Input: main flatfile containing the CIN information from all LAs

Output: table with
- All the Assessment authorised information
- One column per factor, with 1 = factor identified at assessment, 0 = factor not identified

In [None]:
import os
import pandas as pd

%run "00-config.ipynb"
%load_ext autoreload
%autoreload 2

### Define filepaths

In [None]:
input_file = os.path.join(flatfile_folder, 'main_flatcin.csv')
output_file = os.path.join(output_folder, 'assessments.csv')

### Data wrangling

In [None]:
# Load flatfile
df = pd.read_csv(input_file)

# Only keep assessment authorised
df = df[df.Type == 'AssessmentAuthorisationDate']

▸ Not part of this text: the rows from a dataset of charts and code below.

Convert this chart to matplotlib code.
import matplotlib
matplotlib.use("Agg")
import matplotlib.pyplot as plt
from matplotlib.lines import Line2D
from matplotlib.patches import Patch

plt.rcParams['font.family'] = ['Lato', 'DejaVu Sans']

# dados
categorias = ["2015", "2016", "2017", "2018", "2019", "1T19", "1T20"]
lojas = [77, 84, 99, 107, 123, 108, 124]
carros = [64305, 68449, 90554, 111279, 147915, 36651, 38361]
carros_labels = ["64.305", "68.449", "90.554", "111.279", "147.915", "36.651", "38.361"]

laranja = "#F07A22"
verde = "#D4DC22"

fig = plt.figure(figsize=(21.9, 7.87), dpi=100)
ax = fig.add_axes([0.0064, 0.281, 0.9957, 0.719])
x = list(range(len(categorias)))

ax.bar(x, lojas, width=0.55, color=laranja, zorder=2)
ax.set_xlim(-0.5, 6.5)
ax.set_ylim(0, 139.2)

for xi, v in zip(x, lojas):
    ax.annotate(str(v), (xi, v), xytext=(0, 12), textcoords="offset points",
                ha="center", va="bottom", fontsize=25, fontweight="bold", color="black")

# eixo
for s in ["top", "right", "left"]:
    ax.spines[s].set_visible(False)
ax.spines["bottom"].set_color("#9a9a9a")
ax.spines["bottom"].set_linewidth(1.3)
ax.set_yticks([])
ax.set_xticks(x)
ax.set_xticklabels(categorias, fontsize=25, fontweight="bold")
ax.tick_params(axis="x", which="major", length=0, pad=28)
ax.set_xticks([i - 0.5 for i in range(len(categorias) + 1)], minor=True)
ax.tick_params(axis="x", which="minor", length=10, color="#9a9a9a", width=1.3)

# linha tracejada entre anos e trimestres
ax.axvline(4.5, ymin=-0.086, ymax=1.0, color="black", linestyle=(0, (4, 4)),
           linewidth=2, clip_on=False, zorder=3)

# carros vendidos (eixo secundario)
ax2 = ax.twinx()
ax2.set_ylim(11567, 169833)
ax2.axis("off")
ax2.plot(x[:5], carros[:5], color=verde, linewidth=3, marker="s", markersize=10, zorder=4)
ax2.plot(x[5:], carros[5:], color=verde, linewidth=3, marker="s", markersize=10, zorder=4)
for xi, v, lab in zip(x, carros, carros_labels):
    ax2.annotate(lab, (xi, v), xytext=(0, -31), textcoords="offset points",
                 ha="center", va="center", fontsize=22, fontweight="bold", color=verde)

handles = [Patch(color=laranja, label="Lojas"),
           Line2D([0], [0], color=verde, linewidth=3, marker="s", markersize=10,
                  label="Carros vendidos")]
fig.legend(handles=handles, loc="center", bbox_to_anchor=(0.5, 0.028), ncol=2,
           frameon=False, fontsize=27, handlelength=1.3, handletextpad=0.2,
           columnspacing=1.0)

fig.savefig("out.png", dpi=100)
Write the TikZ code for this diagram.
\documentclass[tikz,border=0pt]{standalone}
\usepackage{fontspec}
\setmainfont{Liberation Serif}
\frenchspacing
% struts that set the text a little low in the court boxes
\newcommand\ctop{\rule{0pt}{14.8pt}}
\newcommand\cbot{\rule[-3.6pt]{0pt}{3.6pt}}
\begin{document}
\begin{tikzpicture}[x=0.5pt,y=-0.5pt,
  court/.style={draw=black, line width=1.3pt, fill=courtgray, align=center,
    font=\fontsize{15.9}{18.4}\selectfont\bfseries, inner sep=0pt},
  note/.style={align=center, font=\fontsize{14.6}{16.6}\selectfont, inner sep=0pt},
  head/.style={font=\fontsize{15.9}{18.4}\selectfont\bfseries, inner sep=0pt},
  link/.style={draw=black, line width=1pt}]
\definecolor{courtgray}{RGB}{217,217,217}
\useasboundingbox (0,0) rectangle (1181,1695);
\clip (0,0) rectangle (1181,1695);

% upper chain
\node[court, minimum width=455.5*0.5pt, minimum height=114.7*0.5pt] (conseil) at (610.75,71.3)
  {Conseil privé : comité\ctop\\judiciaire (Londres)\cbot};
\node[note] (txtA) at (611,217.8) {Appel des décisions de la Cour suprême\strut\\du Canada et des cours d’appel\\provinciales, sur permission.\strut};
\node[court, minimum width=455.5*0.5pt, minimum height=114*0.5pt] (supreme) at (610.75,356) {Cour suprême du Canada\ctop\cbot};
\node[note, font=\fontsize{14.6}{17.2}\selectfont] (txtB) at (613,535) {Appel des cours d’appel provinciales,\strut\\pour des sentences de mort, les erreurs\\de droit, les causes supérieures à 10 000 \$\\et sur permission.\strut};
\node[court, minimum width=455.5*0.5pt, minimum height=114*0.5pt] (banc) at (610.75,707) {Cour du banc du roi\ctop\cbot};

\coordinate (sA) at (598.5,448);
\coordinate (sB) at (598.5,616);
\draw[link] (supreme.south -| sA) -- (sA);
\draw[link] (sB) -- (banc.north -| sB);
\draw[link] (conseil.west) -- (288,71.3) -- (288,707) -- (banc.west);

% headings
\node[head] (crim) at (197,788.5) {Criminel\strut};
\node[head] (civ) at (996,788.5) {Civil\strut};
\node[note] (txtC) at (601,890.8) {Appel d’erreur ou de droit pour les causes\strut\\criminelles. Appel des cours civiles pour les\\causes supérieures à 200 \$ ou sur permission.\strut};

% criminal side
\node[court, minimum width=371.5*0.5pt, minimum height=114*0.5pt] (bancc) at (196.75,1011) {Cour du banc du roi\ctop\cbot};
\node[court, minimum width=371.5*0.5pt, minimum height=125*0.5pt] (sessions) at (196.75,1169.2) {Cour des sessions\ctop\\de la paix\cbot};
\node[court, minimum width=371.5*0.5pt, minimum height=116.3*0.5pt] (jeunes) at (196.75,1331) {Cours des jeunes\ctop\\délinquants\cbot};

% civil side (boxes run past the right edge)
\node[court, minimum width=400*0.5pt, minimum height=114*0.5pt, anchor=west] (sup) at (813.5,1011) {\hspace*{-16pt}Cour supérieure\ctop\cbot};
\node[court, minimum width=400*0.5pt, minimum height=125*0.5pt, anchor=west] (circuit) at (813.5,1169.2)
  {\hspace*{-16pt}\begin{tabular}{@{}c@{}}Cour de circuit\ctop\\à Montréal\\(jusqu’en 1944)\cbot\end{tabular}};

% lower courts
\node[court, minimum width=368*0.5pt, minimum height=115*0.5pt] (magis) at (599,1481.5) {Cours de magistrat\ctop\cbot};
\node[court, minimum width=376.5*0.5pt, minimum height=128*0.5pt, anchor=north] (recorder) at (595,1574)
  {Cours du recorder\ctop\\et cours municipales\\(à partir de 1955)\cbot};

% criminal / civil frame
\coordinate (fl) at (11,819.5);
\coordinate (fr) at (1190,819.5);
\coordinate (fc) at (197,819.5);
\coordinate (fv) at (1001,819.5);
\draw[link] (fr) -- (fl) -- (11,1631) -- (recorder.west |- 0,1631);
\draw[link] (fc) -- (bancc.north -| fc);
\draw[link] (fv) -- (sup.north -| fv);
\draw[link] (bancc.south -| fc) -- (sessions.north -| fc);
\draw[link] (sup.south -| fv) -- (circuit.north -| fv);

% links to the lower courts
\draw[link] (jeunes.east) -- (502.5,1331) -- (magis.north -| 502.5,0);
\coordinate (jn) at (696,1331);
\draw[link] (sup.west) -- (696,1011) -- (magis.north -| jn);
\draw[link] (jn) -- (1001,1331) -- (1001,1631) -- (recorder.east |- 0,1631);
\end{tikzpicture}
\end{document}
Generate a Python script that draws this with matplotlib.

# Remove empty columns to get smaller dataset
df.dropna(axis=1, how='all', inplace=True)

In [None]:
# Split unique factors column into a column with each factor, with either 0 or 1
factor_cols = df.Factors.str.split(',', expand=True).stack().str.get_dummies().sum(level=0)

# Check all values are either 0 or 1 - needs to return True
print(factor_cols.isin([0,1]).all().all())

factor_cols.head()

In [None]:
# Merge back to main df

df = pd.concat([df, factor_cols], axis=1)

In [None]:
# Save
df.to_csv(output_file, index=False)